## Exercise description
Output the full listing below exactly as it reads, and skip anything that is a picture.

## Data shown
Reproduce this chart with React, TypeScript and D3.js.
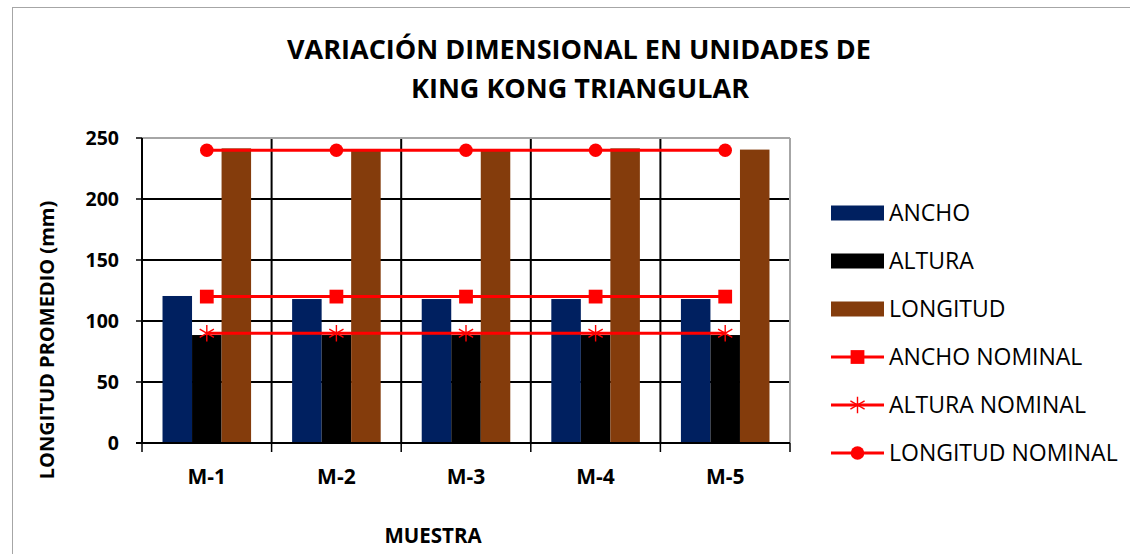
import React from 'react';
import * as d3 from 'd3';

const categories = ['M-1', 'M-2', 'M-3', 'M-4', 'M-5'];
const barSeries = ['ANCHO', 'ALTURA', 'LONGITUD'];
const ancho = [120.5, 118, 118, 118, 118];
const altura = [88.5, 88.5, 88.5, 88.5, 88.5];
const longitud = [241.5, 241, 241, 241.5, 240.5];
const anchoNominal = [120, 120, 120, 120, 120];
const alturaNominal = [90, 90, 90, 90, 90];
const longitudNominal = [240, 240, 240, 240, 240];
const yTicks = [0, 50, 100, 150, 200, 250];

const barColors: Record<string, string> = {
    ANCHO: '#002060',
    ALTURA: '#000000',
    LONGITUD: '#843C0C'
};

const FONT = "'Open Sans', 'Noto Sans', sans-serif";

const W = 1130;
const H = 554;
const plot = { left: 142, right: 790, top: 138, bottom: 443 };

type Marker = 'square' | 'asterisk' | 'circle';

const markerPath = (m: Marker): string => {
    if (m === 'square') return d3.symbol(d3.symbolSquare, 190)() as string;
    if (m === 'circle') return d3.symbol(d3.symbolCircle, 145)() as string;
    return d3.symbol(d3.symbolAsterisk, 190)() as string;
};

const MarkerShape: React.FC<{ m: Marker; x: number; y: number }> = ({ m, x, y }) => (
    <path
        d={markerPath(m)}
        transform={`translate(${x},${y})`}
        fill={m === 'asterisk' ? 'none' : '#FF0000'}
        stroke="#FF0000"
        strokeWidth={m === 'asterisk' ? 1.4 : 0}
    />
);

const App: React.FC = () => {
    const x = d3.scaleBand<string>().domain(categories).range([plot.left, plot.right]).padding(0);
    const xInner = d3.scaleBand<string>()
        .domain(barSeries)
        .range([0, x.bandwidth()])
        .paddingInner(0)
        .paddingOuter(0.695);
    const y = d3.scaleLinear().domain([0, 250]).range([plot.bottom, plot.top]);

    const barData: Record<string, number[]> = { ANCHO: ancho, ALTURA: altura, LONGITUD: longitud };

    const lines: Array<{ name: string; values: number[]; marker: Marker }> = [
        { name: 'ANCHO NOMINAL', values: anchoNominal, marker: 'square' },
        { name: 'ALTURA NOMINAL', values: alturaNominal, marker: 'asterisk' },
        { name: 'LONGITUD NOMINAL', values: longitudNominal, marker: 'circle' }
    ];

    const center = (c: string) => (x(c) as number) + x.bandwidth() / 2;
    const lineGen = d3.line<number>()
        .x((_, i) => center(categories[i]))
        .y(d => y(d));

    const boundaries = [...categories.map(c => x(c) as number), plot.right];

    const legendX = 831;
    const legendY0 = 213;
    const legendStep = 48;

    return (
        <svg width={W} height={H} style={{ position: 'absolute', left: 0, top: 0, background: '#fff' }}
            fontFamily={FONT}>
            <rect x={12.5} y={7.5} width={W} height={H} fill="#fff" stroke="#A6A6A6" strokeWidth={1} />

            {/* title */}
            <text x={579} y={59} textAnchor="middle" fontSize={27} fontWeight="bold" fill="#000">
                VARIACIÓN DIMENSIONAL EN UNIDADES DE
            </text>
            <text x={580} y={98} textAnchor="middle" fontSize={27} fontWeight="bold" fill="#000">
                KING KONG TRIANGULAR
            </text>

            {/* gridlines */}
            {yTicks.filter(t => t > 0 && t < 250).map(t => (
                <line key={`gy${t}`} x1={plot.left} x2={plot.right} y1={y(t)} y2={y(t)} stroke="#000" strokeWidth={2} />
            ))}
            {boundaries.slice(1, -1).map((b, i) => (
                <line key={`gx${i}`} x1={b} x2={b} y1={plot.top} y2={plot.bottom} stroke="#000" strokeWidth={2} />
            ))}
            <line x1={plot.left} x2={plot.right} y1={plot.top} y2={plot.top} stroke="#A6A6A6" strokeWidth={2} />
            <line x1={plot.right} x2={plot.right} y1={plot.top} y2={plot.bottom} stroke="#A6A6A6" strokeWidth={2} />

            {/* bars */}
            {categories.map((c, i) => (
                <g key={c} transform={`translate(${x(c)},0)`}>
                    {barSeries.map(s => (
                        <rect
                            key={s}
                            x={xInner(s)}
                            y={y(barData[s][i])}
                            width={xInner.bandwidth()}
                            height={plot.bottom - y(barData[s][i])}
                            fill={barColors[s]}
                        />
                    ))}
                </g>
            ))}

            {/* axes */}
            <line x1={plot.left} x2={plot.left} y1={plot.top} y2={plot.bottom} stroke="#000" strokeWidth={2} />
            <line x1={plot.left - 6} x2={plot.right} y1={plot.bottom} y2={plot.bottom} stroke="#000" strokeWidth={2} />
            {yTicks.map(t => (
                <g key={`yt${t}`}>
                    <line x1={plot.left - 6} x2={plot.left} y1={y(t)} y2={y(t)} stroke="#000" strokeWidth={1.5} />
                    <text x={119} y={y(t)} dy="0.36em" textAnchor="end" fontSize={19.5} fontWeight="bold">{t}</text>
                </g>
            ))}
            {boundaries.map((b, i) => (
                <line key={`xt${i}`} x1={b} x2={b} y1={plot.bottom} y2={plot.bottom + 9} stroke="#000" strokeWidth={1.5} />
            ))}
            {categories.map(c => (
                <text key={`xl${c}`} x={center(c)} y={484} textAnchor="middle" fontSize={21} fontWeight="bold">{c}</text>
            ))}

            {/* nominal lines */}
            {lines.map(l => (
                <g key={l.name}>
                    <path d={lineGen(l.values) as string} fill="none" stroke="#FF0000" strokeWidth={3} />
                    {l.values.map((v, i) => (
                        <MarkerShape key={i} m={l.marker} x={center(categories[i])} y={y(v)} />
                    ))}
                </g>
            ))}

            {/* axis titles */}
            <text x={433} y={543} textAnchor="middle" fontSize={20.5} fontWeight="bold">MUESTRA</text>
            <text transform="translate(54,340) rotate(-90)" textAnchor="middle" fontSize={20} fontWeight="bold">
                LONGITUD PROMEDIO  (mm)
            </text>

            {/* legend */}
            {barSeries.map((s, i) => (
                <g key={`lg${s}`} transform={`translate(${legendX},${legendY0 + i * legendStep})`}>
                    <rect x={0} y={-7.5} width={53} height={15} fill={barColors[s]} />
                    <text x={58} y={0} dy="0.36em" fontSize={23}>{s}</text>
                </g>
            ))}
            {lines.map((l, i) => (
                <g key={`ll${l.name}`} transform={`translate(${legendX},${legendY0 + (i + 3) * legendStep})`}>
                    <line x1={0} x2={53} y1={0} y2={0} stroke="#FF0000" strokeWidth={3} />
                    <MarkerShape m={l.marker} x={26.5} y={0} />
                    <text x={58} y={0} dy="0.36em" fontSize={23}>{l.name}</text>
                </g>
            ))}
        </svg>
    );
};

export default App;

## Exercise solution
Reproduce this chart with React, TypeScript and D3.js.
import React from 'react';
import * as d3 from 'd3';

const categories = ['M-1', 'M-2', 'M-3', 'M-4', 'M-5'];
const barSeries = ['ANCHO', 'ALTURA', 'LONGITUD'];
const ancho = [120.5, 118, 118, 118, 118];
const altura = [88.5, 88.5, 88.5, 88.5, 88.5];
const longitud = [241.5, 241, 241, 241.5, 240.5];
const anchoNominal = [120, 120, 120, 120, 120];
const alturaNominal = [90, 90, 90, 90, 90];
const longitudNominal = [240, 240, 240, 240, 240];
const yTicks = [0, 50, 100, 150, 200, 250];

const barColors: Record<string, string> = {
    ANCHO: '#002060',
    ALTURA: '#000000',
    LONGITUD: '#843C0C'
};

const FONT = "'Open Sans', 'Noto Sans', sans-serif";

const W = 1130;
const H = 554;
const plot = { left: 142, right: 790, top: 138, bottom: 443 };

type Marker = 'square' | 'asterisk' | 'circle';

const markerPath = (m: Marker): string => {
    if (m === 'square') return d3.symbol(d3.symbolSquare, 190)() as string;
    if (m === 'circle') return d3.symbol(d3.symbolCircle, 145)() as string;
    return d3.symbol(d3.symbolAsterisk, 190)() as string;
};

const MarkerShape: React.FC<{ m: Marker; x: number; y: number }> = ({ m, x, y }) => (
    <path
        d={markerPath(m)}
        transform={`translate(${x},${y})`}
        fill={m === 'asterisk' ? 'none' : '#FF0000'}
        stroke="#FF0000"
        strokeWidth={m === 'asterisk' ? 1.4 : 0}
    />
);

const App: React.FC = () => {
    const x = d3.scaleBand<string>().domain(categories).range([plot.left, plot.right]).padding(0);
    const xInner = d3.scaleBand<string>()
        .domain(barSeries)
        .range([0, x.bandwidth()])
        .paddingInner(0)
        .paddingOuter(0.695);
    const y = d3.scaleLinear().domain([0, 250]).range([plot.bottom, plot.top]);

    const barData: Record<string, number[]> = { ANCHO: ancho, ALTURA: altura, LONGITUD: longitud };

    const lines: Array<{ name: string; values: number[]; marker: Marker }> = [
        { name: 'ANCHO NOMINAL', values: anchoNominal, marker: 'square' },
        { name: 'ALTURA NOMINAL', values: alturaNominal, marker: 'asterisk' },
        { name: 'LONGITUD NOMINAL', values: longitudNominal, marker: 'circle' }
    ];

    const center = (c: string) => (x(c) as number) + x.bandwidth() / 2;
    const lineGen = d3.line<number>()
        .x((_, i) => center(categories[i]))
        .y(d => y(d));

    const boundaries = [...categories.map(c => x(c) as number), plot.right];

    const legendX = 831;
    const legendY0 = 213;
    const legendStep = 48;

    return (
        <svg width={W} height={H} style={{ position: 'absolute', left: 0, top: 0, background: '#fff' }}
            fontFamily={FONT}>
            <rect x={12.5} y={7.5} width={W} height={H} fill="#fff" stroke="#A6A6A6" strokeWidth={1} />

            {/* title */}
            <text x={579} y={59} textAnchor="middle" fontSize={27} fontWeight="bold" fill="#000">
                VARIACIÓN DIMENSIONAL EN UNIDADES DE
            </text>
            <text x={580} y={98} textAnchor="middle" fontSize={27} fontWeight="bold" fill="#000">
                KING KONG TRIANGULAR
            </text>

            {/* gridlines */}
            {yTicks.filter(t => t > 0 && t < 250).map(t => (
                <line key={`gy${t}`} x1={plot.left} x2={plot.right} y1={y(t)} y2={y(t)} stroke="#000" strokeWidth={2} />
            ))}
            {boundaries.slice(1, -1).map((b, i) => (
                <line key={`gx${i}`} x1={b} x2={b} y1={plot.top} y2={plot.bottom} stroke="#000" strokeWidth={2} />
            ))}
            <line x1={plot.left} x2={plot.right} y1={plot.top} y2={plot.top} stroke="#A6A6A6" strokeWidth={2} />
            <line x1={plot.right} x2={plot.right} y1={plot.top} y2={plot.bottom} stroke="#A6A6A6" strokeWidth={2} />

            {/* bars */}
            {categories.map((c, i) => (
                <g key={c} transform={`translate(${x(c)},0)`}>
                    {barSeries.map(s => (
                        <rect
                            key={s}
                            x={xInner(s)}
                            y={y(barData[s][i])}
                            width={xInner.bandwidth()}
                            height={plot.bottom - y(barData[s][i])}
                            fill={barColors[s]}
                        />
                    ))}
                </g>
            ))}

            {/* axes */}
            <line x1={plot.left} x2={plot.left} y1={plot.top} y2={plot.bottom} stroke="#000" strokeWidth={2} />
            <line x1={plot.left - 6} x2={plot.right} y1={plot.bottom} y2={plot.bottom} stroke="#000" strokeWidth={2} />
            {yTicks.map(t => (
                <g key={`yt${t}`}>
                    <line x1={plot.left - 6} x2={plot.left} y1={y(t)} y2={y(t)} stroke="#000" strokeWidth={1.5} />
                    <text x={119} y={y(t)} dy="0.36em" textAnchor="end" fontSize={19.5} fontWeight="bold">{t}</text>
                </g>
            ))}
            {boundaries.map((b, i) => (
                <line key={`xt${i}`} x1={b} x2={b} y1={plot.bottom} y2={plot.bottom + 9} stroke="#000" strokeWidth={1.5} />
            ))}
            {categories.map(c => (
                <text key={`xl${c}`} x={center(c)} y={484} textAnchor="middle" fontSize={21} fontWeight="bold">{c}</text>
            ))}

            {/* nominal lines */}
            {lines.map(l => (
                <g key={l.name}>
                    <path d={lineGen(l.values) as string} fill="none" stroke="#FF0000" strokeWidth={3} />
                    {l.values.map((v, i) => (
                        <MarkerShape key={i} m={l.marker} x={center(categories[i])} y={y(v)} />
                    ))}
                </g>
            ))}

            {/* axis titles */}
            <text x={433} y={543} textAnchor="middle" fontSize={20.5} fontWeight="bold">MUESTRA</text>
            <text transform="translate(54,340) rotate(-90)" textAnchor="middle" fontSize={20} fontWeight="bold">
                LONGITUD PROMEDIO  (mm)
            </text>

            {/* legend */}
            {barSeries.map((s, i) => (
                <g key={`lg${s}`} transform={`translate(${legendX},${legendY0 + i * legendStep})`}>
                    <rect x={0} y={-7.5} width={53} height={15} fill={barColors[s]} />
                    <text x={58} y={0} dy="0.36em" fontSize={23}>{s}</text>
                </g>
            ))}
            {lines.map((l, i) => (
                <g key={`ll${l.name}`} transform={`translate(${legendX},${legendY0 + (i + 3) * legendStep})`}>
                    <line x1={0} x2={53} y1={0} y2={0} stroke="#FF0000" strokeWidth={3} />
                    <MarkerShape m={l.marker} x={26.5} y={0} />
                    <text x={58} y={0} dy="0.36em" fontSize={23}>{l.name}</text>
                </g>
            ))}
        </svg>
    );
};

export default App;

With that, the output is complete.